3. If the heat of formation of carbon monoxide, CO, is -25 kcal/mol and the heat of formation of tetracarbonyl nickel, Ni(CO)4, is -145 kcal/mol, then what is the heat of reaction for the formation of tetracarbonyl nickel from nickel and carbon monoxide?
Answer
Answer a

We could write the equations for the reactions, including the energy change involved:

K + 0.5 Cl2 → KCl + 104 kcal/mol

There is a 0.5 in front of the Cl2. Although chlorine is diatomic in its elemental state, we only need half the number of Cl2 molecules as we need potassium atoms if we are to form potassium chloride.

K + 0.5 Cl2 + O2 → KClO2 + 95 kcal/mol

In both cases, the heat of formation is negative, so we are writing that energy as a product of the reaction.

If we write the first reaction in reverse,

104 kcal/mol + KCl → K + 0.5 Cl2

then we are saying that the reverse reaction would require the input of energy.

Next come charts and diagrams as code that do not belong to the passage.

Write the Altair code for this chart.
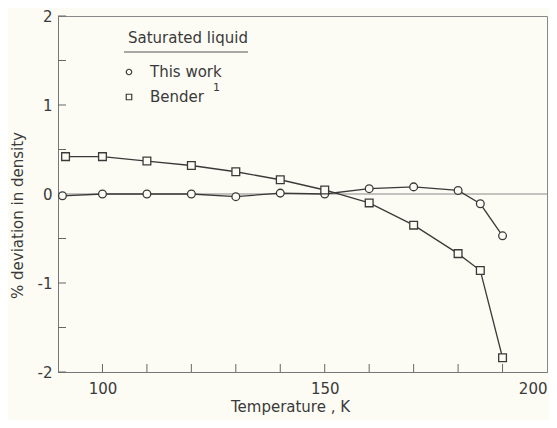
import altair as alt
import pandas as pd

# Data
this_work_T = [91, 100, 110, 120, 130, 140, 150, 160, 170, 180, 185, 190]
this_work_dev = [-0.02, 0.0, 0.0, 0.0, -0.03, 0.01, 0.0, 0.06, 0.08, 0.04, -0.11, -0.47]

bender_T = [91.7, 100, 110, 120, 130, 140, 150, 160, 170, 180, 185, 190]
bender_dev = [0.42, 0.42, 0.37, 0.32, 0.25, 0.16, 0.045, -0.10, -0.35, -0.67, -0.86, -1.84]

x_tick_values = [100, 110, 120, 130, 140, 150, 160, 170, 180, 190]
x_label_values = [100, 150, 200]
y_tick_values = [-2, -1.5, -1, -0.5, 0, 0.5, 1, 1.5, 2]
y_label_values = [-2, -1, 0, 1, 2]

legend_title = "Saturated liquid"
legend_labels = ["This work", "Bender"]
bender_ref = "1"

FONT = "DejaVu Sans"
INK = "#3a3a3a"
BG = "#fcfcf5"

W, H = 489, 356

df_tw = pd.DataFrame({"T": this_work_T, "dev": this_work_dev})
df_b = pd.DataFrame({"T": bender_T, "dev": bender_dev})

xs = alt.Scale(domain=[90, 200], nice=False, zero=False)
ys = alt.Scale(domain=[-2, 2], nice=False, zero=False)

x_axis = alt.Axis(values=x_label_values, tickSize=0, labelFlush=True, grid=False,
                  domainColor="#777", labelFont=FONT, labelFontSize=15, labelColor=INK,
                  labelPadding=9, title="Temperature , K", titleFont=FONT,
                  titleFontSize=15, titleFontWeight="normal", titleColor=INK,
                  titlePadding=3, titleX=232)
y_axis = alt.Axis(values=y_label_values, tickSize=0, grid=False, domainColor="#777",
                  labelExpr="replace(datum.label, '\u2212', '-')",
                  labelFont=FONT, labelFontSize=15, labelColor=INK, labelPadding=6,
                  title="% deviation in density", titleFont=FONT, titleFontSize=15,
                  titleFontWeight="normal", titleColor=INK, titleX=-41, titleY=199,
                  titleAlign="center", titleBaseline="middle")

def X(field):
    return alt.X(field, scale=xs, axis=x_axis)

def Y(field):
    return alt.Y(field, scale=ys, axis=y_axis)

zero_line = alt.Chart(pd.DataFrame({"z": [0]})).mark_rule(color="#888", strokeWidth=1).encode(
    y=Y("z:Q")
)

xticks = alt.Chart(pd.DataFrame({"t": x_tick_values})).mark_rule(color="#666", strokeWidth=1).encode(
    x=X("t:Q"), y=alt.value(H), y2=alt.value(H - 8)
)
yticks = alt.Chart(pd.DataFrame({"t": y_tick_values})).mark_rule(color="#666", strokeWidth=1).encode(
    y=Y("t:Q"), x=alt.value(0), x2=alt.value(8)
)

def series(df, shape):
    line = alt.Chart(df).mark_line(color=INK, strokeWidth=1.3).encode(
        x=X("T:Q"), y=Y("dev:Q")
    )
    pts = alt.Chart(df).mark_point(shape=shape, size=60, filled=True, fill=BG,
                                   stroke=INK, strokeWidth=1.3, opacity=1).encode(
        x=X("T:Q"), y=Y("dev:Q")
    )
    return line + pts

tw = series(df_tw, "circle")
bd = series(df_b, "square")

# Legend drawn by hand
lt = alt.Chart(pd.DataFrame({"s": [legend_title]})).mark_text(
    font=FONT, fontSize=15, color=INK, align="left", baseline="middle"
).encode(text="s:N", x=alt.value(70), y=alt.value(22))
lu = alt.Chart(pd.DataFrame({"s": [legend_title]})).mark_rule(color="#555", strokeWidth=1.2).encode(
    x=alt.value(66), x2=alt.value(190), y=alt.value(36)
)
l1s = alt.Chart(pd.DataFrame({"s": [legend_labels[0]]})).mark_point(
    shape="circle", size=30, stroke=INK, strokeWidth=1.2, opacity=1
).encode(x=alt.value(71), y=alt.value(56))
l1t = alt.Chart(pd.DataFrame({"s": [legend_labels[0]]})).mark_text(
    font=FONT, fontSize=15, color=INK, align="left", baseline="middle"
).encode(text="s:N", x=alt.value(92), y=alt.value(56))
l2s = alt.Chart(pd.DataFrame({"s": [legend_labels[1]]})).mark_point(
    shape="square", size=30, stroke=INK, strokeWidth=1.2, opacity=1
).encode(x=alt.value(71), y=alt.value(81))
l2t = alt.Chart(pd.DataFrame({"s": [legend_labels[1]]})).mark_text(
    font=FONT, fontSize=15, color=INK, align="left", baseline="middle"
).encode(text="s:N", x=alt.value(92), y=alt.value(81))
l2r = alt.Chart(pd.DataFrame({"s": [bender_ref]})).mark_text(
    font=FONT, fontSize=11, color=INK, align="left", baseline="middle"
).encode(text="s:N", x=alt.value(155), y=alt.value(72))

chart = alt.layer(
    zero_line, xticks, yticks, tw, bd, lt, lu, l1s, l1t, l2s, l2t, l2r
).properties(
    width=W, height=H,
    autosize=alt.AutoSizeParams(type="none"),
    padding={"left": 50, "top": 8, "right": 2, "bottom": 48},
    background=BG,
).configure_view(stroke="#888", strokeWidth=1)

chart.save("out.html", embed_options={"renderer": "svg", "actions": False})
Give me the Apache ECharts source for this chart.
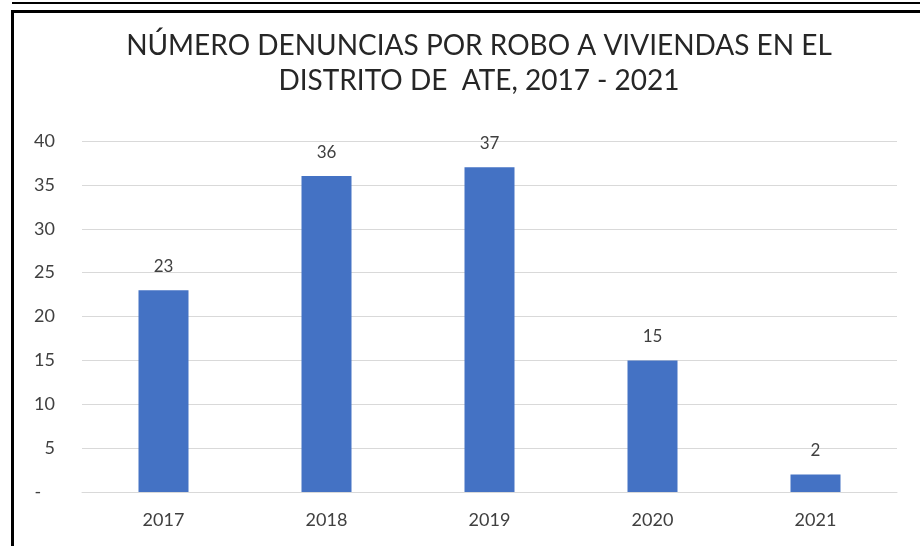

We will combine those two equations by adding them together:

K + 0.5 Cl2 + O2 → KClO2 + 95 kcal/mol

104 kcal/mol + KCl → K + 0.5 Cl2

Sum:

104 kcal/mol + KCl + K + 0.5 Cl2 + O2 → K + 0.5 Cl2 + KClO2 + 95 kcal/mol

Simplifying (the 0.5 chlorine molecules and potassium atoms appear on both sides, so they cancel):

104 kcal/mol + KCl + O2 → KClO2 + 95 kcal/mol

Now we use more algebra and combine the numerical part together:

104 kcal/mol - 95 kcal/mol + KCl + O2 → KClO2 + 95 kcal/mol - 95 kcal/mol

Which leaves:

9 kcal/mol + KCl + O2 → KClO2

The energy is added on the left. It is needed for the reaction. The heat of reaction, ΔHrxn = + 9 kcal/mol. It's an endothermic reaction.